- **Goal of the exercise**
Exactly as written, quote every line that follows, skipping the images.

- **Source material**
※

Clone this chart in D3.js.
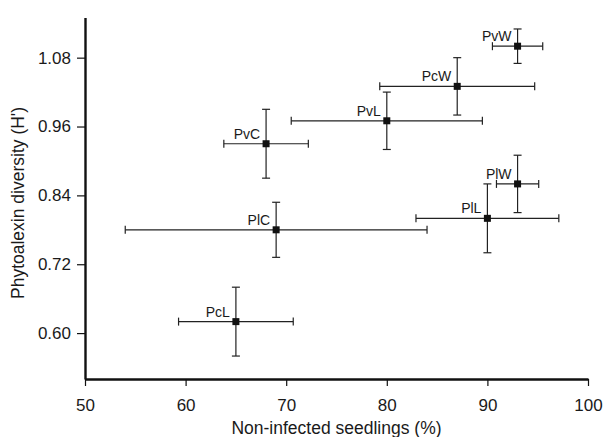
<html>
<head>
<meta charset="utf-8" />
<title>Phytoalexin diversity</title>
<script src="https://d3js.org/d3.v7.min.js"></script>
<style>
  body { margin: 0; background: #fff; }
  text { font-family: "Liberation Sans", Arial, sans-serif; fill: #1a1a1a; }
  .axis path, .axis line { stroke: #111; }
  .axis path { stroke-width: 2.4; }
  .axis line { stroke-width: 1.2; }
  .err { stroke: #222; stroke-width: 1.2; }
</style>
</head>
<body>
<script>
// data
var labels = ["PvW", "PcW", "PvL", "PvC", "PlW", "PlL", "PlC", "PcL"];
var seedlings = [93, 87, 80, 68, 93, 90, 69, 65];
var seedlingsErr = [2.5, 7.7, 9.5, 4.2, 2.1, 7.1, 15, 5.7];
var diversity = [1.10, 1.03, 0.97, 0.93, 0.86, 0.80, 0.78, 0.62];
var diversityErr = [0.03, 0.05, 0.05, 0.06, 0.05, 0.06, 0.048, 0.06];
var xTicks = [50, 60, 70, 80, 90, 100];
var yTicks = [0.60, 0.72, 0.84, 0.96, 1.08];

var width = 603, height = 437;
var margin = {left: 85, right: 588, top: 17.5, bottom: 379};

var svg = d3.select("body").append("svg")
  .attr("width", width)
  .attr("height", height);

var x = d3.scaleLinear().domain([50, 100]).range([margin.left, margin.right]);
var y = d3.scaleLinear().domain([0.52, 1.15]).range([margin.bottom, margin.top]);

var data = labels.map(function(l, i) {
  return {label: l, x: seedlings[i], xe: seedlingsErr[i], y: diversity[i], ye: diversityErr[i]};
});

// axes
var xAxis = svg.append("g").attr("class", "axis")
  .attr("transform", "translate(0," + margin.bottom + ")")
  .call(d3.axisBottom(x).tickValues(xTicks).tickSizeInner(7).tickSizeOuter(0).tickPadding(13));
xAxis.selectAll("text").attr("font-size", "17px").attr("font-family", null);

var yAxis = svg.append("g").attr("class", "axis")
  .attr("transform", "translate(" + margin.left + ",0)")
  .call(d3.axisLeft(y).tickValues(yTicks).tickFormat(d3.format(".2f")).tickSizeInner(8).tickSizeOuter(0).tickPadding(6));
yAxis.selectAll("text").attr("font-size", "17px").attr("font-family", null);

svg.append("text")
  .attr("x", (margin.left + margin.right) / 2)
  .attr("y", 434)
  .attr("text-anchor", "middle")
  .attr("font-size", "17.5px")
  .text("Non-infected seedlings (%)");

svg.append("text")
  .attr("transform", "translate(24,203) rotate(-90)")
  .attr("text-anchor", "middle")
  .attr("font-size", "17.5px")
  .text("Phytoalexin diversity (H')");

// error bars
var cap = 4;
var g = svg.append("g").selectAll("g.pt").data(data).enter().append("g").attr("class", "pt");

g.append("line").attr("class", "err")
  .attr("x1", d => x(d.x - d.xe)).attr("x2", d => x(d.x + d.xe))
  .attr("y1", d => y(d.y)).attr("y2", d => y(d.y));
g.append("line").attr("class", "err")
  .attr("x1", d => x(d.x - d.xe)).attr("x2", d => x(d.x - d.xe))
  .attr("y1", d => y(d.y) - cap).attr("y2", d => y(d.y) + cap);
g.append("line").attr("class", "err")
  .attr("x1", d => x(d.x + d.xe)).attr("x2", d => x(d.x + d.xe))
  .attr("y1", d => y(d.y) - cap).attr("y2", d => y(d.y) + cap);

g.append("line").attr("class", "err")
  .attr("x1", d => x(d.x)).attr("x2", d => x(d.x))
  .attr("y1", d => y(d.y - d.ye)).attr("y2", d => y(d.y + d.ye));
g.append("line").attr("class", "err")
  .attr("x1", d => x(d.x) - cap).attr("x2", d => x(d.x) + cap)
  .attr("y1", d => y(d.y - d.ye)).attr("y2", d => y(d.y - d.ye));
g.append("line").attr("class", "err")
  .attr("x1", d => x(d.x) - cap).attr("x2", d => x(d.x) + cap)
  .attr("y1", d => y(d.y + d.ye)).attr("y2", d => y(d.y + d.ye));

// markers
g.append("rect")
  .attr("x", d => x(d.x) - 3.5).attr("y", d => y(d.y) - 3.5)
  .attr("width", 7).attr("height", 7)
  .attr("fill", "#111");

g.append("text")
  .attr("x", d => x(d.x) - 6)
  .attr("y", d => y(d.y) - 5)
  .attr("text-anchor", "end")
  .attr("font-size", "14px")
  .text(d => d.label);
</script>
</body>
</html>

※

- **Answer in full**
Clone this chart in D3.js.
<html>
<head>
<meta charset="utf-8" />
<title>Phytoalexin diversity</title>
<script src="https://d3js.org/d3.v7.min.js"></script>
<style>
  body { margin: 0; background: #fff; }
  text { font-family: "Liberation Sans", Arial, sans-serif; fill: #1a1a1a; }
  .axis path, .axis line { stroke: #111; }
  .axis path { stroke-width: 2.4; }
  .axis line { stroke-width: 1.2; }
  .err { stroke: #222; stroke-width: 1.2; }
</style>
</head>
<body>
<script>
// data
var labels = ["PvW", "PcW", "PvL", "PvC", "PlW", "PlL", "PlC", "PcL"];
var seedlings = [93, 87, 80, 68, 93, 90, 69, 65];
var seedlingsErr = [2.5, 7.7, 9.5, 4.2, 2.1, 7.1, 15, 5.7];
var diversity = [1.10, 1.03, 0.97, 0.93, 0.86, 0.80, 0.78, 0.62];
var diversityErr = [0.03, 0.05, 0.05, 0.06, 0.05, 0.06, 0.048, 0.06];
var xTicks = [50, 60, 70, 80, 90, 100];
var yTicks = [0.60, 0.72, 0.84, 0.96, 1.08];

var width = 603, height = 437;
var margin = {left: 85, right: 588, top: 17.5, bottom: 379};

var svg = d3.select("body").append("svg")
  .attr("width", width)
  .attr("height", height);

var x = d3.scaleLinear().domain([50, 100]).range([margin.left, margin.right]);
var y = d3.scaleLinear().domain([0.52, 1.15]).range([margin.bottom, margin.top]);

var data = labels.map(function(l, i) {
  return {label: l, x: seedlings[i], xe: seedlingsErr[i], y: diversity[i], ye: diversityErr[i]};
});

// axes
var xAxis = svg.append("g").attr("class", "axis")
  .attr("transform", "translate(0," + margin.bottom + ")")
  .call(d3.axisBottom(x).tickValues(xTicks).tickSizeInner(7).tickSizeOuter(0).tickPadding(13));
xAxis.selectAll("text").attr("font-size", "17px").attr("font-family", null);

var yAxis = svg.append("g").attr("class", "axis")
  .attr("transform", "translate(" + margin.left + ",0)")
  .call(d3.axisLeft(y).tickValues(yTicks).tickFormat(d3.format(".2f")).tickSizeInner(8).tickSizeOuter(0).tickPadding(6));
yAxis.selectAll("text").attr("font-size", "17px").attr("font-family", null);

svg.append("text")
  .attr("x", (margin.left + margin.right) / 2)
  .attr("y", 434)
  .attr("text-anchor", "middle")
  .attr("font-size", "17.5px")
  .text("Non-infected seedlings (%)");

svg.append("text")
  .attr("transform", "translate(24,203) rotate(-90)")
  .attr("text-anchor", "middle")
  .attr("font-size", "17.5px")
  .text("Phytoalexin diversity (H')");

// error bars
var cap = 4;
var g = svg.append("g").selectAll("g.pt").data(data).enter().append("g").attr("class", "pt");

g.append("line").attr("class", "err")
  .attr("x1", d => x(d.x - d.xe)).attr("x2", d => x(d.x + d.xe))
  .attr("y1", d => y(d.y)).attr("y2", d => y(d.y));
g.append("line").attr("class", "err")
  .attr("x1", d => x(d.x - d.xe)).attr("x2", d => x(d.x - d.xe))
  .attr("y1", d => y(d.y) - cap).attr("y2", d => y(d.y) + cap);
g.append("line").attr("class", "err")
  .attr("x1", d => x(d.x + d.xe)).attr("x2", d => x(d.x + d.xe))
  .attr("y1", d => y(d.y) - cap).attr("y2", d => y(d.y) + cap);

g.append("line").attr("class", "err")
  .attr("x1", d => x(d.x)).attr("x2", d => x(d.x))
  .attr("y1", d => y(d.y - d.ye)).attr("y2", d => y(d.y + d.ye));
g.append("line").attr("class", "err")
  .attr("x1", d => x(d.x) - cap).attr("x2", d => x(d.x) + cap)
  .attr("y1", d => y(d.y - d.ye)).attr("y2", d => y(d.y - d.ye));
g.append("line").attr("class", "err")
  .attr("x1", d => x(d.x) - cap).attr("x2", d => x(d.x) + cap)
  .attr("y1", d => y(d.y + d.ye)).attr("y2", d => y(d.y + d.ye));

// markers
g.append("rect")
  .attr("x", d => x(d.x) - 3.5).attr("y", d => y(d.y) - 3.5)
  .attr("width", 7).attr("height", 7)
  .attr("fill", "#111");

g.append("text")
  .attr("x", d => x(d.x) - 6)
  .attr("y", d => y(d.y) - 5)
  .attr("text-anchor", "end")
  .attr("font-size", "14px")
  .text(d => d.label);
</script>
</body>
</html>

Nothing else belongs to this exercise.